China is the world's largest annual emitter, producing over 12 billion metric tons (Gt ) in 2024—more than double the U.S.. While China's emissions continue to rise, U.S. emissions are declining, with roughly 4.9 Gt

Key Comparative Metrics

  • Annual Emissions (Current): China accounts for ~32.9% of global emissions, while the U.S. accounts for ~12.6%.

  • Per Capita Emissions: U.S. per capita emissions (approx. 14-17.6 tons) remain roughly double that of China (approx. 8-10 tons).

  • Cumulative Emissions (1850–2024): The U.S. has released significantly more historical

    (approx. 500-532 Gt) compared to China (approx. 258-312 Gt).

  • Trends: U.S. emissions peaked in the 2000s and are trending downward, while China's emissions have surged over the past two decades.

  • Source Drivers: China's emissions are heavily driven by industrial coal consumption, while U.S. emissions have a higher proportion from transportation.

So, after kicking off with a false premise, the BBC builds upon it a tower of prevarication:

No, BBC, Disaster Losses Can’t Be Tied to Climate Change

The recent British Broadcasting Corporation (BBC) Science Focus publication “The US is now paying more than any other country for climate change damage, study suggests,” claims that the United States is “now paying more than any other country for climate change damage,” citing a study estimating $16.2 trillion in U.S. losses since 1990. This is a fabricated falsehood. Decades of peer-reviewed research on disaster losses show no detectable long-term trend in normalized weather-related losses attributable to human-caused climate change and the BBC is wrongly conflating weather with climate.

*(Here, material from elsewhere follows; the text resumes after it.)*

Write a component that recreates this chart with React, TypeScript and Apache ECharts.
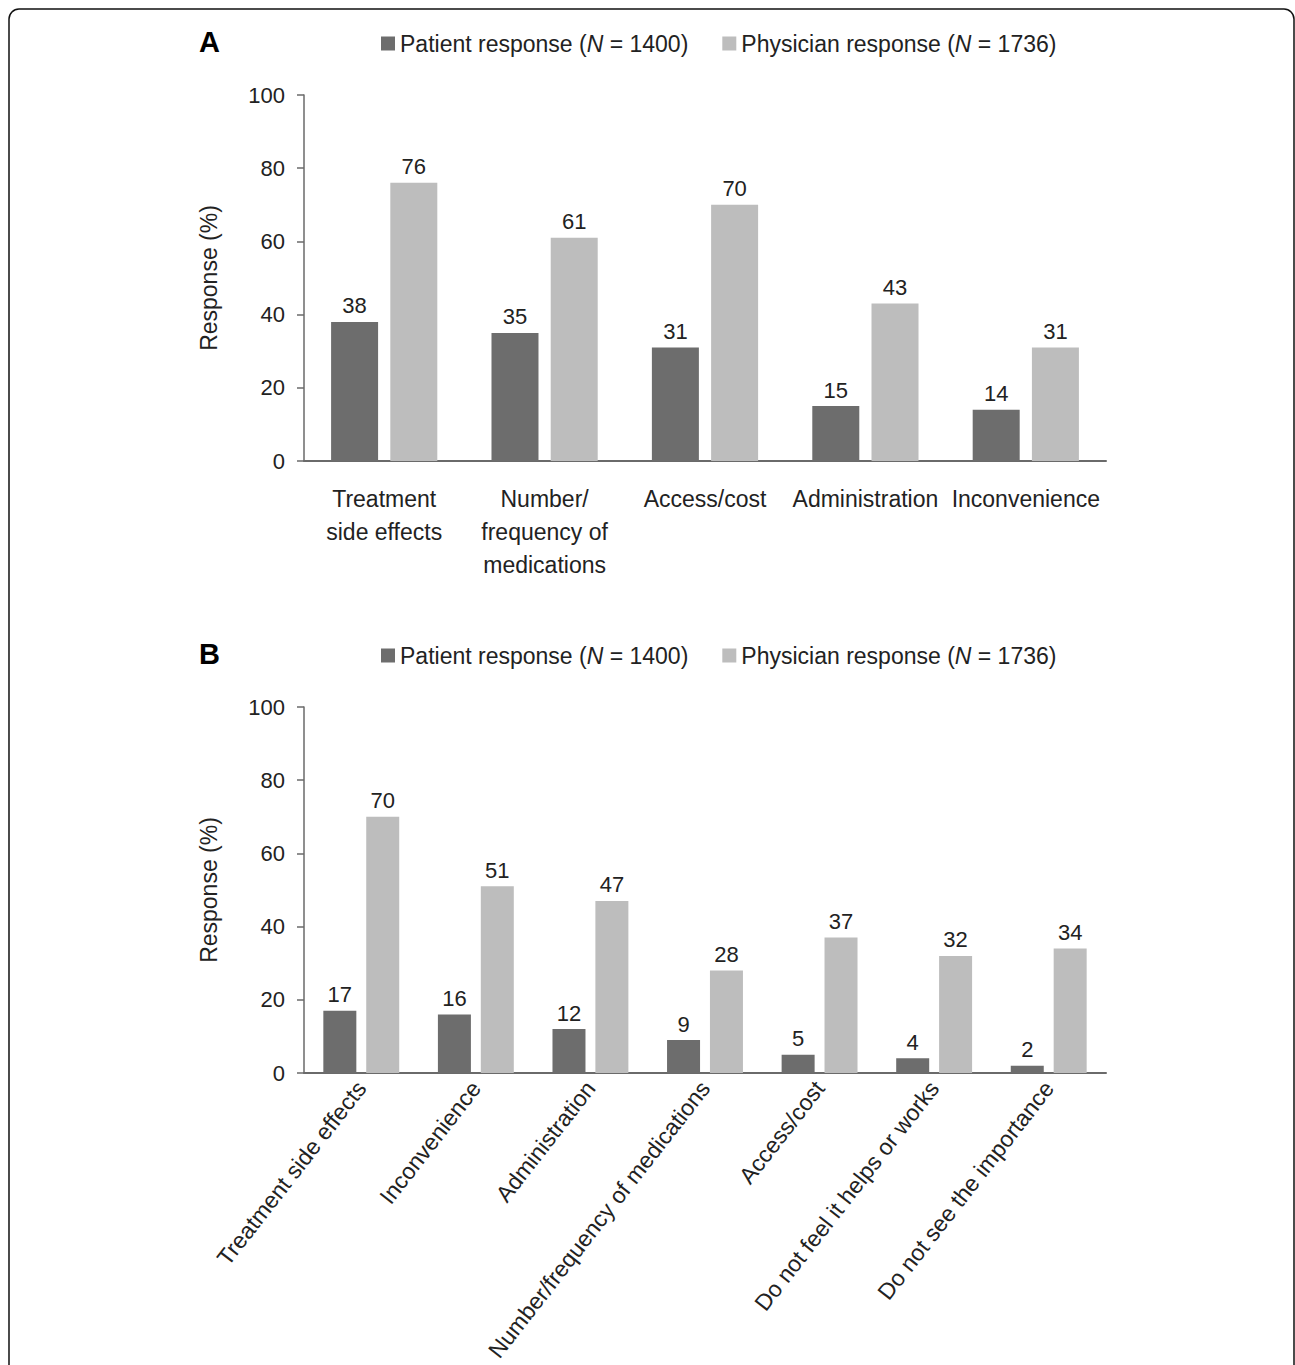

The BBC based its story on a study from researchers at Stanford University, who write “[c]limate change is causing measurable harm globally.” They admit that no research links loss and damages from extreme weather to climate change; a gap in knowledge they attempt to remedy by applying politically motivated, flawed social cost of carbon estimates to econometric models tying carbon dioxide emissions to aggregate economic output in simulations of what output might have been had the Earth not warmed slightly.

The study’s model-derived GDP estimates don’t, as the BBC story implies, represent documented observed damages.  There is a critical distinction between econometric modeling and real-world loss data.

Roger Pielke Jr., Ph.D., in his 2023 comprehensive review “Climate Change and Disaster Losses,” surveyed the peer-reviewed normalization literature and found overwhelmingly that increases in reported disaster losses are explained by increased exposure, wealth, and development—not by climate change.

That is not a fringe claim. It reflects the dominant conclusion in existing scientific literature.

So:

  • We are not the world’s largest CO2 emitter — China beats us, 33% to 12.6%, and while our emissions are dropping, China’s building 2 new coal-fired power plants a week

  • Climate change is not tied to “severe weather”

  • The US has seen increased monetary damages from hurricanes because a storm or wildfire blowing through a developed area has more to destroy now, than when those same areas were Florida swampland and empty forests.

Other than that, the BBC’s produced a fine piece of reporting.